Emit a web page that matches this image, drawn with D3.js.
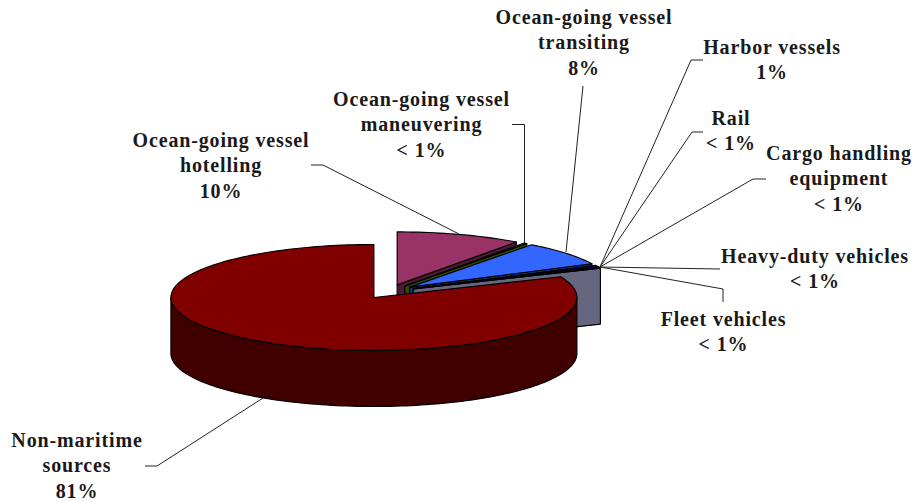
<!DOCTYPE html>
<html>
<head>
<meta charset="utf-8">
<style>
html,body{margin:0;padding:0;background:#fff}
svg{display:block}
text{font-family:"Liberation Serif",serif;font-weight:bold;font-size:20px;letter-spacing:0.85px;fill:#1a1a1a;text-anchor:middle}
</style>
<script src="https://cdn.jsdelivr.net/npm/d3@7"></script>
</head>
<body>
<svg id="chart" width="913" height="501"></svg>
<script>
// Emission source shares, in percent, clockwise from twelve o'clock.
const sources = ["Ocean-going vessel hotelling","Ocean-going vessel maneuvering","Ocean-going vessel transiting","Harbor vessels","Rail","Cargo handling equipment","Heavy-duty vehicles","Fleet vehicles","Non-maritime sources"];
const shares = [10, 0.25, 7.5, 0.5, 0.05, 0.05, 0.1, 0.15, 81.4];
const valueLabels = ["10%","< 1%","8%","1%","< 1%","< 1%","< 1%","< 1%","81%"];
const nameLines = [["Ocean-going vessel","hotelling"],["Ocean-going vessel","maneuvering"],["Ocean-going vessel","transiting"],["Harbor vessels"],["Rail"],["Cargo handling","equipment"],["Heavy-duty vehicles"],["Fleet vehicles"],["Non-maritime","sources"]];
const topColors = ["#993366","#669900","#3366ff","#000080","#ff00ff","#800000","#660066","#ccccff","#800000"];

// Label anchors and leader elbows for each slice.
const labelCenters = [[221,140],[421.5,99],[584,17],[772,47],[731,118],[839,153],[815,256],[723.5,319],[77,440]];
const leaders = [[[459,234],[323,165],[311,165]],[[524.5,243],[524.5,124.5],[512,124.5]],[[566,252],[583,86]],[[600,267],[691,60],[703,60]],[[600,267],[692,132],[703,132]],[[600,267],[753,179],[766,179]],[[600,267],[720,269]],[[600,267],[723,289],[723,302]],[[263,398],[157,466],[145,466]]];

const svg = d3.select("#chart");
const deg = Math.PI / 180;

// Projected ellipse of the tilted pie.
const cx = 388.8, cy = 291.6, rx = 203, ry = 53, depth = 56, explode = 0.133;

const angle = d3.scaleLinear().domain([0, d3.sum(shares)]).range([0, 360]);
let running = 0;
const slices = shares.map((v, i) => {
  const a0 = angle(running); running += v; const a1 = angle(running);
  const mid = (a0 + a1) / 2 * deg;
  return {i, a0, a1, ox: cx + rx * explode * Math.sin(mid), oy: cy - ry * explode * Math.cos(mid)};
});

const pt = (s, a, dy = 0) => [s.ox + rx * Math.sin(a * deg), s.oy - ry * Math.cos(a * deg) + dy];
const arcPts = (s, a0, a1, dy = 0) => {
  const n = Math.max(2, Math.ceil(Math.abs(a1 - a0) / 1.5)), out = [];
  for (let k = 0; k <= n; k++) out.push(pt(s, a0 + (a1 - a0) * k / n, dy));
  return out;
};
const line = d3.line();
const dark = c => { const r = d3.rgb(c); return d3.rgb(r.r / 2, r.g / 2, r.b / 2).formatHex(); };
const poly = (pts, fill) => svg.append("path").attr("d", line(pts) + "Z").attr("fill", fill)
  .attr("stroke", "#000").attr("stroke-width", 1.15).attr("stroke-linejoin", "round");

// Painter's order: back slices first, each with cut face, outer wall, then top.
slices.forEach(s => {
  const base = topColors[s.i], shade = dark(base);
  const o = [s.ox, s.oy];
  if (s.a1 < 180) {
    const c = pt(s, s.a1);
    poly([o, c, [c[0], c[1] + depth], [o[0], o[1] + depth]], shade);
  }
  const w0 = Math.max(s.a0, 90), w1 = Math.min(s.a1, 270);
  if (w1 > w0) {
    poly([...arcPts(s, w0, w1), ...arcPts(s, w1, w0, depth)], shade);
  }
  poly([o, ...arcPts(s, s.a0, s.a1)], base);
});

// Leader lines and labels.
leaders.forEach(l => {
  svg.append("path").attr("d", line(l)).attr("fill", "none").attr("stroke", "#222").attr("stroke-width", 1);
});
const lineH = 25.3;
slices.forEach(s => {
  const [x, y] = labelCenters[s.i];
  const g = svg.append("text").attr("transform", `translate(${x},${y})`);
  [...nameLines[s.i], valueLabels[s.i]].forEach((t, k) => {
    g.append("tspan").attr("x", 0).attr("y", k * lineH).attr("dy", "0.35em").text(t);
  });
});
</script>
</body>
</html>
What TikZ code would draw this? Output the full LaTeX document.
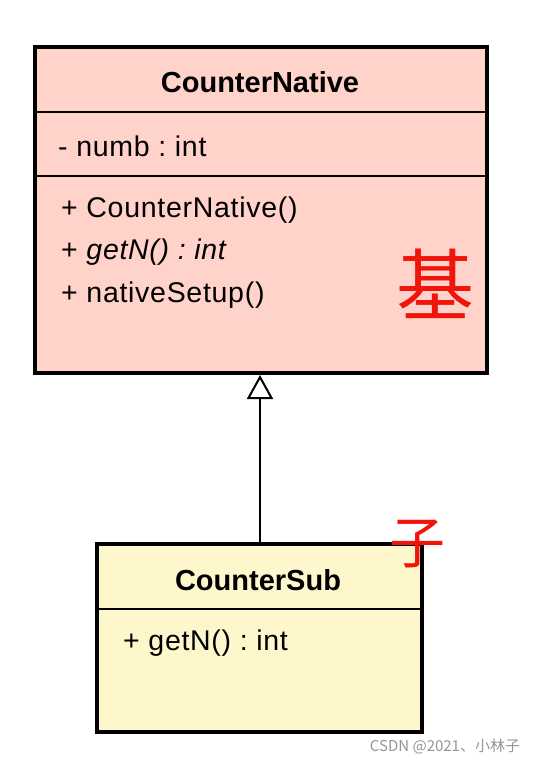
----------
◆ Instructions for the task ◆
Output every entry exactly as given; pictures are not part of the copy.

◆ The output ◆
Emit a web page that matches this image, drawn with D3.js.
<!DOCTYPE html>
<html>
<head>
<meta charset="utf-8">
<style>
html,body{margin:0;padding:0;background:#fff}
svg{display:block}
text{font-family:"Liberation Serif",serif;font-weight:bold;font-size:20px;letter-spacing:0.85px;fill:#1a1a1a;text-anchor:middle}
</style>
<script src="https://cdn.jsdelivr.net/npm/d3@7"></script>
</head>
<body>
<svg id="chart" width="913" height="501"></svg>
<script>
// Emission source shares, in percent, clockwise from twelve o'clock.
const sources = ["Ocean-going vessel hotelling","Ocean-going vessel maneuvering","Ocean-going vessel transiting","Harbor vessels","Rail","Cargo handling equipment","Heavy-duty vehicles","Fleet vehicles","Non-maritime sources"];
const shares = [10, 0.25, 7.5, 0.5, 0.05, 0.05, 0.1, 0.15, 81.4];
const valueLabels = ["10%","< 1%","8%","1%","< 1%","< 1%","< 1%","< 1%","81%"];
const nameLines = [["Ocean-going vessel","hotelling"],["Ocean-going vessel","maneuvering"],["Ocean-going vessel","transiting"],["Harbor vessels"],["Rail"],["Cargo handling","equipment"],["Heavy-duty vehicles"],["Fleet vehicles"],["Non-maritime","sources"]];
const topColors = ["#993366","#669900","#3366ff","#000080","#ff00ff","#800000","#660066","#ccccff","#800000"];

// Label anchors and leader elbows for each slice.
const labelCenters = [[221,140],[421.5,99],[584,17],[772,47],[731,118],[839,153],[815,256],[723.5,319],[77,440]];
const leaders = [[[459,234],[323,165],[311,165]],[[524.5,243],[524.5,124.5],[512,124.5]],[[566,252],[583,86]],[[600,267],[691,60],[703,60]],[[600,267],[692,132],[703,132]],[[600,267],[753,179],[766,179]],[[600,267],[720,269]],[[600,267],[723,289],[723,302]],[[263,398],[157,466],[145,466]]];

const svg = d3.select("#chart");
const deg = Math.PI / 180;

// Projected ellipse of the tilted pie.
const cx = 388.8, cy = 291.6, rx = 203, ry = 53, depth = 56, explode = 0.133;

const angle = d3.scaleLinear().domain([0, d3.sum(shares)]).range([0, 360]);
let running = 0;
const slices = shares.map((v, i) => {
  const a0 = angle(running); running += v; const a1 = angle(running);
  const mid = (a0 + a1) / 2 * deg;
  return {i, a0, a1, ox: cx + rx * explode * Math.sin(mid), oy: cy - ry * explode * Math.cos(mid)};
});

const pt = (s, a, dy = 0) => [s.ox + rx * Math.sin(a * deg), s.oy - ry * Math.cos(a * deg) + dy];
const arcPts = (s, a0, a1, dy = 0) => {
  const n = Math.max(2, Math.ceil(Math.abs(a1 - a0) / 1.5)), out = [];
  for (let k = 0; k <= n; k++) out.push(pt(s, a0 + (a1 - a0) * k / n, dy));
  return out;
};
const line = d3.line();
const dark = c => { const r = d3.rgb(c); return d3.rgb(r.r / 2, r.g / 2, r.b / 2).formatHex(); };
const poly = (pts, fill) => svg.append("path").attr("d", line(pts) + "Z").attr("fill", fill)
  .attr("stroke", "#000").attr("stroke-width", 1.15).attr("stroke-linejoin", "round");

// Painter's order: back slices first, each with cut face, outer wall, then top.
slices.forEach(s => {
  const base = topColors[s.i], shade = dark(base);
  const o = [s.ox, s.oy];
  if (s.a1 < 180) {
    const c = pt(s, s.a1);
    poly([o, c, [c[0], c[1] + depth], [o[0], o[1] + depth]], shade);
  }
  const w0 = Math.max(s.a0, 90), w1 = Math.min(s.a1, 270);
  if (w1 > w0) {
    poly([...arcPts(s, w0, w1), ...arcPts(s, w1, w0, depth)], shade);
  }
  poly([o, ...arcPts(s, s.a0, s.a1)], base);
});

// Leader lines and labels.
leaders.forEach(l => {
  svg.append("path").attr("d", line(l)).attr("fill", "none").attr("stroke", "#222").attr("stroke-width", 1);
});
const lineH = 25.3;
slices.forEach(s => {
  const [x, y] = labelCenters[s.i];
  const g = svg.append("text").attr("transform", `translate(${x},${y})`);
  [...nameLines[s.i], valueLabels[s.i]].forEach((t, k) => {
    g.append("tspan").attr("x", 0).attr("y", k * lineH).attr("dy", "0.35em").text(t);
  });
});
</script>
</body>
</html>
What TikZ code would draw this? Output the full LaTeX document.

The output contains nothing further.